Petrino is not naïve to the perception that he has been disloyal and untrustworthy in his previous jobs. He covertly interviewed for the Auburn job while still the coach at Louisville and he left the NFL's Falcons for the Arkansas job in 2007 before his first season in Atlanta was complete.
But while Petrino might point to extenuating or unknown circumstances in those situations, he did not when it came to how his Arkansas tenure ended.
"It's hard for me to say what other people think of me," Petrino said. "I do know that the Atlanta and Louisville situations are completely different than this. I was at Arkansas for four years and I felt like I was going to finish my career there. This one is all on me. This is something that I did. I made the mistakes and unfortunately I have to be able to live with the consequences."
Those consequences include not coaching a Razorbacks team considered a legitimate national championship contender entering this season. Arkansas was 21-5 over the past two seasons.
"It's going to be really hard this fall," Petrino said. "It's going to be a really painful reminder of the consequences for my actions when I have to watch the Razorbacks play on TV, the guys I recruited and helped develop. Instead of standing on the sideline with them, I'm going to be sitting on the living room couch, watching them. And I just can't believe I screwed up so bad."

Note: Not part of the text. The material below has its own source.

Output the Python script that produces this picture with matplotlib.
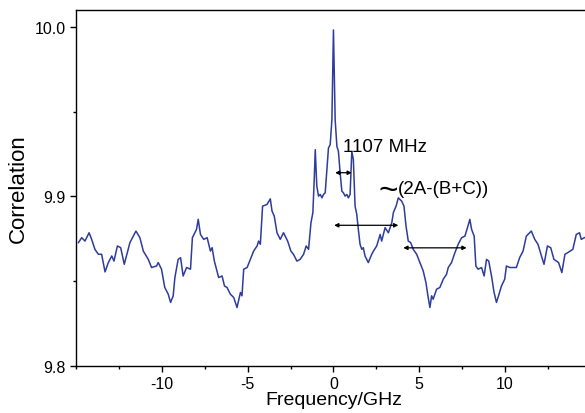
import matplotlib
matplotlib.use("Agg")
import matplotlib.pyplot as plt
from matplotlib.ticker import MultipleLocator, FixedLocator, FormatStrFormatter

plt.rcParams['font.family'] = ['Liberation Sans', 'DejaVu Sans']
plt.rcParams['axes.unicode_minus'] = False

# frequency (GHz) and correlation
freq = [-14.86, -14.67, -14.48, -14.24, -14.09, -13.90, -13.70, -13.51, -13.31, -13.12,
        -12.92, -12.79, -12.59, -12.40, -12.19, -11.86, -11.51, -11.28, -11.08, -10.79,
        -10.60, -10.31, -10.21, -10.02, -9.83, -9.63, -9.49, -9.34, -9.24, -9.05,
        -8.91, -8.76, -8.56, -8.33, -8.22, -7.98, -7.88, -7.75, -7.56, -7.36,
        -7.17, -7.07, -6.94, -6.69, -6.49, -6.35, -6.20, -6.01, -5.81, -5.62,
        -5.42, -5.33, -5.23, -5.03, -4.84, -4.65, -4.45, -4.36, -4.26, -4.13,
        -3.87, -3.68, -3.58, -3.45, -3.29, -3.10, -2.91, -2.67, -2.48, -2.33,
        -2.13, -1.94, -1.74, -1.59, -1.45, -1.31, -1.20, -1.12, -1.06, -0.97,
        -0.87, -0.77, -0.67, -0.58, -0.48, -0.38, -0.29, -0.19, -0.09, 0.00,
        0.10, 0.20, 0.29, 0.39, 0.49, 0.58, 0.68, 0.78, 0.87, 0.97,
        1.07, 1.16, 1.26, 1.36, 1.45, 1.55, 1.65, 1.74, 1.84, 2.03,
        2.23, 2.33, 2.52, 2.72, 2.81, 3.01, 3.20, 3.40, 3.49, 3.65,
        3.78, 3.98, 4.11, 4.23, 4.36, 4.50, 4.65, 4.85, 5.04, 5.23,
        5.39, 5.49, 5.62, 5.72, 5.81, 6.01, 6.20, 6.40, 6.59, 6.69,
        6.88, 7.08, 7.27, 7.47, 7.66, 7.81, 7.95, 8.05, 8.20, 8.30,
        8.43, 8.63, 8.78, 8.92, 9.05, 9.21, 9.36, 9.50, 9.59, 9.79,
        9.98, 10.08, 10.27, 10.47, 10.66, 10.85, 11.05, 11.24, 11.53, 11.73,
        11.92, 12.12, 12.27, 12.47, 12.66, 12.85, 13.12, 13.31, 13.49, 13.66,
        13.95, 14.15, 14.34, 14.44, 14.63]
corr = [9.8728, 9.8757, 9.8737, 9.8786, 9.8747, 9.8688, 9.8659, 9.8659, 9.8555, 9.8610,
        9.8649, 9.8619, 9.8708, 9.8698, 9.8600, 9.8728, 9.8796, 9.8757, 9.8678, 9.8629,
        9.8581, 9.8590, 9.8610, 9.8571, 9.8463, 9.8424, 9.8375, 9.8414, 9.8522, 9.8629,
        9.8639, 9.8531, 9.8581, 9.8571, 9.8757, 9.8806, 9.8865, 9.8776, 9.8747, 9.8757,
        9.8678, 9.8698, 9.8619, 9.8522, 9.8531, 9.8472, 9.8463, 9.8424, 9.8404, 9.8345,
        9.8434, 9.8414, 9.8571, 9.8581, 9.8629, 9.8678, 9.8708, 9.8737, 9.8718, 9.8943,
        9.8953, 9.8986, 9.8914, 9.8884, 9.8786, 9.8747, 9.8786, 9.8737, 9.8678, 9.8659,
        9.8619, 9.8629, 9.8659, 9.8708, 9.8688, 9.8845, 9.8904, 9.9100, 9.9276, 9.9061,
        9.9002, 9.9012, 9.8992, 9.9012, 9.9022, 9.9159, 9.9286, 9.9306, 9.9453, 9.9982,
        9.9453, 9.9296, 9.9266, 9.9139, 9.9031, 9.9022, 9.9002, 9.9012, 9.8992, 9.9012,
        9.9266, 9.9218, 9.8943, 9.8894, 9.8806, 9.8718, 9.8688, 9.8698, 9.8649, 9.8610,
        9.8659, 9.8678, 9.8708, 9.8776, 9.8737, 9.8816, 9.8786, 9.8845, 9.8904, 9.8943,
        9.8992, 9.8972, 9.8943, 9.8825, 9.8737, 9.8728, 9.8688, 9.8659, 9.8610, 9.8561,
        9.8492, 9.8424, 9.8345, 9.8414, 9.8394, 9.8453, 9.8463, 9.8512, 9.8541, 9.8581,
        9.8610, 9.8669, 9.8718, 9.8757, 9.8766, 9.8816, 9.8865, 9.8806, 9.8766, 9.8590,
        9.8571, 9.8581, 9.8531, 9.8629, 9.8619, 9.8531, 9.8434, 9.8375, 9.8404, 9.8472,
        9.8512, 9.8590, 9.8581, 9.8581, 9.8581, 9.8639, 9.8678, 9.8766, 9.8796, 9.8747,
        9.8718, 9.8649, 9.8600, 9.8708, 9.8698, 9.8629, 9.8610, 9.8551, 9.8659, 9.8669,
        9.8688, 9.8776, 9.8786, 9.8747, 9.8757]

xticks = [-10, -5, 0, 5, 10]

# double arrows: (x start, x end, y)
arrows = [(0.10, 1.07, 9.914),
          (0.04, 3.78, 9.883),
          (4.07, 7.76, 9.8697)]

fig = plt.figure(figsize=(5.85, 4.14), dpi=100)
# axes run past the right edge, as in the cropped original
ax = fig.add_axes([0.130, 0.1135, 0.880, 0.860])

ax.plot(freq, corr, color='#2e3c9c', lw=1.1)

for x0, x1, y in arrows:
    ax.annotate('', xy=(x1, y), xytext=(x0, y),
                arrowprops=dict(arrowstyle='<|-|>', color='black', lw=0.9,
                                mutation_scale=6, shrinkA=0, shrinkB=0))

ax.text(0.54, 9.9267, '1107 MHz', fontsize=13.5, ha='left', va='baseline')
ax.text(3.78, 9.9018, '(2A-(B+C))', fontsize=13.5, ha='left', va='baseline')
ax.text(3.78, 9.9035, '~', fontsize=24, ha='right', va='center')

ax.set_xlim(-15, 15)
ax.set_ylim(9.8, 10.01)
ax.xaxis.set_major_locator(FixedLocator(xticks))
ax.xaxis.set_minor_locator(MultipleLocator(2.5))
ax.yaxis.set_major_locator(MultipleLocator(0.1))
ax.yaxis.set_minor_locator(MultipleLocator(0.05))
ax.yaxis.set_major_formatter(FormatStrFormatter('%.1f'))
ax.tick_params(which='major', direction='out', length=4.5, width=1.0, labelsize=11.5, pad=3)
ax.tick_params(which='minor', direction='out', length=2.5, width=1.0)
ax.tick_params(top=False, right=False)
for s in ax.spines.values():
    s.set_linewidth(1.0)

ax.set_xlabel('Frequency/GHz', fontsize=14, labelpad=0)
ax.set_ylabel('Correlation', fontsize=16, labelpad=4)

fig.savefig('out.png', dpi=100)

During a portion of the interview on the field at Carroll College, where his father coached and where he played quarterback and began his own coaching career, Petrino said it has occurred to him that while he might attend a few college games this season -- not likely at Arkansas -- he won't be on any field during games.
"I'm going to miss so much about it," he said. "The preparation. The camaraderie. The chemistry that you try to build as a team. Watching the players smile. And the look in their eyes when they do well. It's going to be really tough, really different."
Petrino has a proven record as a head coach, playcaller, quarterback developer and offensive mastermind. He has won 74 percent of his games as a college head coach, a better showing than Nick Saban, Les Miles, Steve Spurrier and Mack Brown.
Petrino's offense was among the top three in the SEC in each of the past three years. And his offense at Louisville was among the top 10 in the nation for four consecutive years. And yet he said he understands that there are no guarantees he'll ever get to run another program.
Does he need to coach again? "I think I do," he said.
Does he think he'll ever coach in a high-profile situation again? "I don't know that right now," he said.
Since being dismissed by Arkansas, schools such as Cal and NFL teams such as the Tennessee Titans have asked him to visit with their coaching staffs. He has done so and might continue.
Petrino won't coach this season but he said he hopes someone gives him at least one more chance.
"I would like to be able to explain the mistakes that I made," he said. "I think I've got to take this one day at a time, continue to improve as a person and as a husband. I'm also going to continue to work on football. And I just hope and pray that I get that opportunity again."
Bobby Petrino, speaking for the first time since being fired in April by Arkansas following a motorcycle accident and subsequent revelation of an affair, said he wakes up each morning wondering why he did what he did.